As expected, the Federal Reserve released its decision to hold off on any increases to the federal funds rate in July.
The Federal Open Market Committee started its July meeting on Wednesday to discuss the current state of the U.S. economy. The committee voted to keep the federal funds rate at its current range between 1% and 1.25%.
In view of realized and expected labor market conditions and inflation, the Committee decided to maintain the target range for the federal funds rate at 1 to 1-1/4 percent The stance of monetary policy remains accommodative, thereby supporting some further strengthening in labor market conditions and a sustained return to 2 percent inflation.
The FOMC stated that the labor market continued strengthening and that economic activity has been rising moderately this year.

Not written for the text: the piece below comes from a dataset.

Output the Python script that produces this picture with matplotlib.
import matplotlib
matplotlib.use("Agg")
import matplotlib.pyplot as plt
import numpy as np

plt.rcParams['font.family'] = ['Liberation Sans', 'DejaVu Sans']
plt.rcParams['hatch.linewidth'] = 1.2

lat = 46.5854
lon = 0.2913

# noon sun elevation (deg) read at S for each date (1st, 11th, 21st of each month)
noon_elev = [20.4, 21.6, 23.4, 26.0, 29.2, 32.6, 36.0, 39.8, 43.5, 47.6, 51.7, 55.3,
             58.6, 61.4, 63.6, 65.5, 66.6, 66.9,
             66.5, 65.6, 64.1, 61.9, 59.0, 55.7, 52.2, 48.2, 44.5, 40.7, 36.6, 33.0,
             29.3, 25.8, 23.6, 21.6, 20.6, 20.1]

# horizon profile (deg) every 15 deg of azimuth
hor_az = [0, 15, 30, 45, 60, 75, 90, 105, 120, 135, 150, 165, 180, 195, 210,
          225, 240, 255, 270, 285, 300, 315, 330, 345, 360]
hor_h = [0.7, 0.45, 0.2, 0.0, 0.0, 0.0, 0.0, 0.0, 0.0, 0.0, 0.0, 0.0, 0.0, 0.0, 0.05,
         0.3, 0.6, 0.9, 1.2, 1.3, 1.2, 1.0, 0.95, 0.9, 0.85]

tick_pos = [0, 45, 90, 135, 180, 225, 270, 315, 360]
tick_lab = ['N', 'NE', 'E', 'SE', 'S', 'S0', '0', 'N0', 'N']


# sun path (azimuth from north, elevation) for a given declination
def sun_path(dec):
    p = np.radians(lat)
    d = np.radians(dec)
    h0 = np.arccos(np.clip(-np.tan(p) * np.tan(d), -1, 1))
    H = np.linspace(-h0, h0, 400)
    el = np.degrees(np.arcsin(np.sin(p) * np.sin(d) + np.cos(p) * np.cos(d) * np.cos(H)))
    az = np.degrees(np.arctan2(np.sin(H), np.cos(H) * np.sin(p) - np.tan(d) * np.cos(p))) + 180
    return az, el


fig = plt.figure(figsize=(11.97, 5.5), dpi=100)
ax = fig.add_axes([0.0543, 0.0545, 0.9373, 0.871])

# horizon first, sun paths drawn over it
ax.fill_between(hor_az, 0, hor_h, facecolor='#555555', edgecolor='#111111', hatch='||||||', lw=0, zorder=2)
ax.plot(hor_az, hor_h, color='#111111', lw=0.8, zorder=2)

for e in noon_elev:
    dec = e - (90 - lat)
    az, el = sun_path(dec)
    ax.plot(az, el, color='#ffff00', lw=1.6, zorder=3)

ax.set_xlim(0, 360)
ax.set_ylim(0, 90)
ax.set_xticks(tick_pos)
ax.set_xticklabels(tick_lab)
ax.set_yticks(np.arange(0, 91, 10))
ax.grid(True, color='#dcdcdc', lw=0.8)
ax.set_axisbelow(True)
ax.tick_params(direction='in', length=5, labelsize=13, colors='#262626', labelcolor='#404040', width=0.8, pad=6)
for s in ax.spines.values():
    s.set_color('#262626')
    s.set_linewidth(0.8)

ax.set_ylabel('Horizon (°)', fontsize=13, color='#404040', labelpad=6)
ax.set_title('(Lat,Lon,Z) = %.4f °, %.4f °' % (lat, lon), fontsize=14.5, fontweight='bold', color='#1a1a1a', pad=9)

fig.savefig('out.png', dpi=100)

“The Committee continues to expect that, with gradual adjustments in the stance of monetary policy, economic activity will expand at a moderate pace, and labor market conditions will strengthen somewhat further,” the committee said in its statement.
Most economists, including those at Fannie Mae, forecasted that the Fed would raise rates in June and December.
However, some believe this year has already seen the last of its interest rate increases. Financial Analyst Christopher Whalen predicted a rate hike in June, but he added that it might be the last one for a while since FOMC members are beginning to see the U.S. economy slow down.
Last year, Jason Obradovich, New American Funding executive vice president of capital markets, explained that for all its intentions, the Fed probably won’t be raising rates as much as it would like in 2017.
However, while the Fed failed to meet its goals for interest rate hikes in previous years, this year proved different.
And later, FOMC minutes showed raising the federal funds rate isn’t the only thing on the committee’s agenda. Members brought up the balance sheet in the meeting, saying they may begin to shrink it this year.